Wenders returned to Wuppertal and the Schwebebahn for the elegiac Pina, thirty years after Alice In The Cities, which was his first foray into the most recent periodic re-emergence of stereo (or 3D) cinema. For Pina it feels apt; the history - and novelty - of imaging technologies is a recurring theme in Wim Wenders' films, of which the concept of the phantom ride is but one example. Within Alice In The Cities itself, there is Philip's (then) new Polaroid camera, a photobooth, hotel and airport televisions, and a pay telescope, as well as Alice's photographs of her mother and her grandmother's house. The images from the telescope, although unrelated to the narrative, become a sequence of "pure contemplation" according to Alexander Graf:
"From the composition of the sequence, it is clear that the bird flies into the frame quite by chance: the camera had previously been tracking along a different line but, once the bird enters the frame, the camera follows its path. This signals a desire in Wenders for the camera to enjoy the same openness of vision and attention that Alice - the first of a number of children who, in Wenders' films, are blessed with clear vision - shows for the incidental. Objects on the edge of the diegesis - here, the bird - are often allowed to drift into the frame, even though they may have little or no relevance for the development of the plot, as is the case here."

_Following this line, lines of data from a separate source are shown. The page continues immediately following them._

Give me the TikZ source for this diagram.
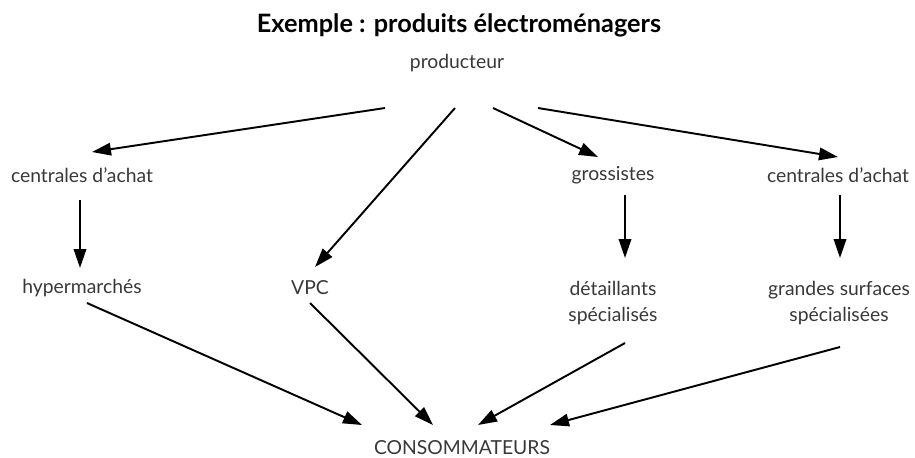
\documentclass[tikz,border=0pt]{standalone}
\usepackage{fontspec}
\setmainfont{Lato}
\usepackage{tikz}
\usetikzlibrary{calc}
\usetikzlibrary{arrows.meta}
\usepackage{xcolor}

\begin{document}
\begin{tikzpicture}[scale=1]
        % ================= styles =================
        \tikzset{
            lbl/.style={text=black!78, font=\fontsize{11}{15}\selectfont, inner sep=0pt, align=center},
            titre/.style={font=\fontsize{14.4}{17}\selectfont\bfseries, inner sep=0pt},
            arr/.style={line width=1.1pt, black, -{Triangle[length=3.8mm, width=2.5mm]}}
        }

        % cadre
        \useasboundingbox (0,0) rectangle (18.3,-9.14);

        % ================= noeuds =================
        \node[titre] (titre) at (9.18,-0.5) {Exemple : produits électroménagers};
        \node[lbl] (prod) at (9.14,-1.26) {producteur};

        % niveau 1
        \node[lbl] (ca1) at (1.64,-3.5) {centrales d'achat};
        \node[lbl] (gros) at (12.26,-3.5) {grossistes};
        \node[lbl] (ca2) at (16.76,-3.5) {centrales d'achat};

        % niveau 2
        \node[lbl] (hyper) at (1.64,-5.76) {hypermarchés};
        \node[lbl] (vpc) at (6.2,-5.76) {VPC};
        \node[lbl] (det) at (12.26,-6.06) {détaillants\\spécialisés};
        \node[lbl] (gs) at (16.78,-6.06) {grandes surfaces\\spécialisées};

        % bas
        \node[lbl] (conso) at (9.24,-8.96) {CONSOMMATEURS};

        % ================= flèches =================
        \draw[arr] ($(prod)+(-1.44,-0.9)$) -- ($(ca1)+(0.2,0.46)$);
        \draw[arr] ($(prod)+(-0.04,-0.9)$) -- ($(vpc)+(0.1,0.42)$);
        \draw[arr] ($(prod)+(0.72,-0.9)$) -- ($(gros)+(-0.3,0.36)$);
        \draw[arr] ($(prod)+(1.62,-0.9)$) -- ($(ca2)+(0,0.36)$);

        \draw[arr] ($(ca1)+(-0.04,-0.5)$) -- ($(hyper)+(-0.04,0.4)$);
        \draw[arr] ($(gros)+(0.24,-0.4)$) -- ($(det)+(0.24,0.9)$);
        \draw[arr] ($(ca2)+(0.04,-0.4)$) -- ($(gs)+(0.02,0.9)$);

        \draw[arr] ($(hyper)+(0.1,-0.3)$) -- ($(conso)+(-2.0,0.46)$);
        \draw[arr] ($(vpc)+(0,-0.3)$) -- ($(conso)+(-0.58,0.46)$);
        \draw[arr] ($(det)+(0.24,-0.8)$) -- ($(conso)+(0.32,0.46)$);
        \draw[arr] ($(gs)+(0.02,-0.88)$) -- ($(conso)+(1.76,0.46)$);

    \end{tikzpicture}
\end{document}
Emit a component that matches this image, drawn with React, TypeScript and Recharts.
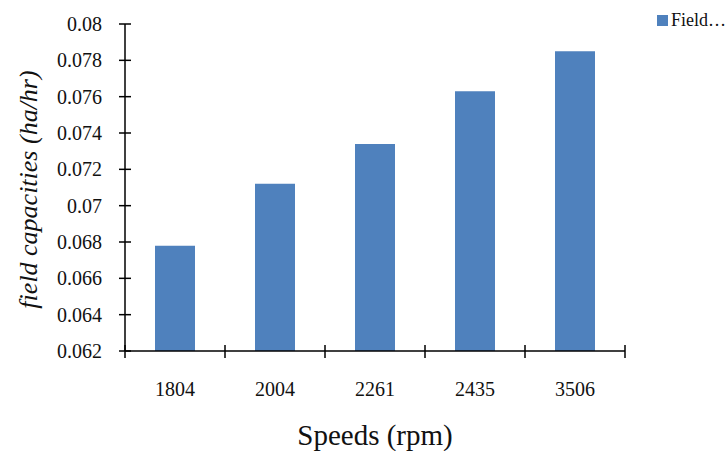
import React from "react";
import { BarChart, Bar, XAxis, YAxis, Legend, Label } from "recharts";

const SPEEDS = ["1804", "2004", "2261", "2435", "3506"];
const CAPACITIES = [0.0678, 0.0712, 0.0734, 0.0763, 0.0785];
const Y_TICKS = [0.062, 0.064, 0.066, 0.068, 0.07, 0.072, 0.074, 0.076, 0.078, 0.08];

const SERIES_NAME = "Field capacities (ha/hr)";
const BAR_COLOR = "#4F81BD";
const FONT = "'Liberation Serif', 'Times New Roman', serif";
const serif = { fontFamily: FONT };

const data = SPEEDS.map((speed, i) => ({ speed, capacity: CAPACITIES[i] }));

const shortLabel = (s: string) => s.split(" ")[0] + "\u2026";

function YTick(props: any) {
  const { x, y, payload } = props;
  return (
    <g>
      <line x1={x - 6} x2={x + 6} y1={y} y2={y} stroke="#000" strokeWidth={1.5} />
      <text x={x - 23} y={y} dy="0.35em" textAnchor="end" fontSize={20} style={serif} fill="#111">
        {String(payload.value)}
      </text>
    </g>
  );
}

// category ticks sit on the band edges, labels in the band centre
function XTick(props: any) {
  const { x, y, payload, index, visibleTicksCount } = props;
  const half = payload.offset || 0;
  const last = index === visibleTicksCount - 1;
  return (
    <g>
      <line x1={x - half} x2={x - half} y1={y - 6} y2={y + 7} stroke="#000" strokeWidth={1.5} />
      {last && <line x1={x + half} x2={x + half} y1={y - 6} y2={y + 7} stroke="#000" strokeWidth={1.5} />}
      <text x={x} y={y + 31} dy="0.71em" textAnchor="middle" fontSize={20} style={serif} fill="#111">
        {payload.value}
      </text>
    </g>
  );
}

function LegendBox({ payload }: any) {
  return (
    <div style={{ display: "flex", alignItems: "center", height: 16, fontFamily: FONT, fontSize: 18, color: "#111", whiteSpace: "nowrap" }}>
      {(payload || []).map((entry: any) => (
        <span key={entry.value} style={{ display: "flex", alignItems: "center" }}>
          <span style={{ width: 11, height: 11, background: BAR_COLOR, marginRight: 3, display: "inline-block" }} />
          {shortLabel(entry.value)}
        </span>
      ))}
    </div>
  );
}

export default function App() {
  return (
    <div style={{ position: "absolute", left: 0, top: 0, background: "#fff", fontFamily: FONT }}>
      <BarChart
        width={727}
        height={451}
        data={data}
        margin={{ top: 8, right: 102, bottom: 0, left: 0 }}
        barCategoryGap="30%"
        style={serif}
      >
        <Legend
          verticalAlign="top"
          align="right"
          content={<LegendBox />}
          wrapperStyle={{ left: 657, top: 12, width: 70 }}
        />
        <XAxis
          dataKey="speed"
          height={100}
          axisLine={{ stroke: "#000", strokeWidth: 1.5 }}
          tickLine={false}
          tickSize={0}
          tickMargin={0}
          tick={<XTick />}
        >
          <Label
            content={({ viewBox }: any) => (
              <text
                x={viewBox.x + viewBox.width / 2}
                y={viewBox.y + 94}
                textAnchor="middle"
                fontSize={29}
                style={serif}
                fill="#111"
              >
                Speeds (rpm)
              </text>
            )}
          />
        </XAxis>
        <YAxis
          width={125}
          domain={[0.062, 0.08]}
          ticks={Y_TICKS}
          allowDataOverflow
          axisLine={{ stroke: "#000", strokeWidth: 1.5 }}
          tickLine={false}
          tickSize={0}
          tickMargin={0}
          tick={<YTick />}
        >
          <Label
            content={({ viewBox }: any) => {
              const cx = viewBox.x + 28;
              const cy = viewBox.y + viewBox.height / 2 + 2;
              return (
                <text
                  x={cx}
                  y={cy}
                  transform={`rotate(-90, ${cx}, ${cy})`}
                  textAnchor="middle"
                  dominantBaseline="central"
                  fontSize={26}
                  fontStyle="italic"
                  style={serif}
                  fill="#111"
                >
                  field capacities (ha/hr)
                </text>
              );
            }}
          />
        </YAxis>
        <Bar
          dataKey="capacity"
          name={SERIES_NAME}
          fill={BAR_COLOR}
          isAnimationActive={false}
        />
      </BarChart>
    </div>
  );
}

Alexander Graf, The Cinema of Wim Wenders: The Celluloid Highway
Children, from Alice, through those that feature in Paris, Texas, Wings of Desire and Lisbon Story, extend into the space of the cinema of "pure contemplation": although acting, with lesser or greater degrees of awareness and self-consciousness, one gets the sense that, like the bird coming into the shot of the telescope, like the early 'pure cinema' of the phantom ride, for Wenders, the children are in some sense, more being truly themselves, existing in front of the camera.

Twenty years after Alice In The Cities, Rudiger Vogler would appear again as Philip Winter, in Wenders' Lisbon Story. In the final sequences of the film, Philip convinces Friedrich Munro to complete his abandoned portrait of the city. The viewer has already seen some of Friedrich's film-within-a-film, through Philip's viewing of the silent footage prior to Philip's forays into the city to capture the sound to accompany the images. Reunited with Friedrich, who has been an absent, disillusioned character for most of Lisbon Story, the two are seen, slapstick-fashion, filming with Friedrich's old hand-cranked silent movie camera, notably around, and then on a tram - creating a new phantom ride.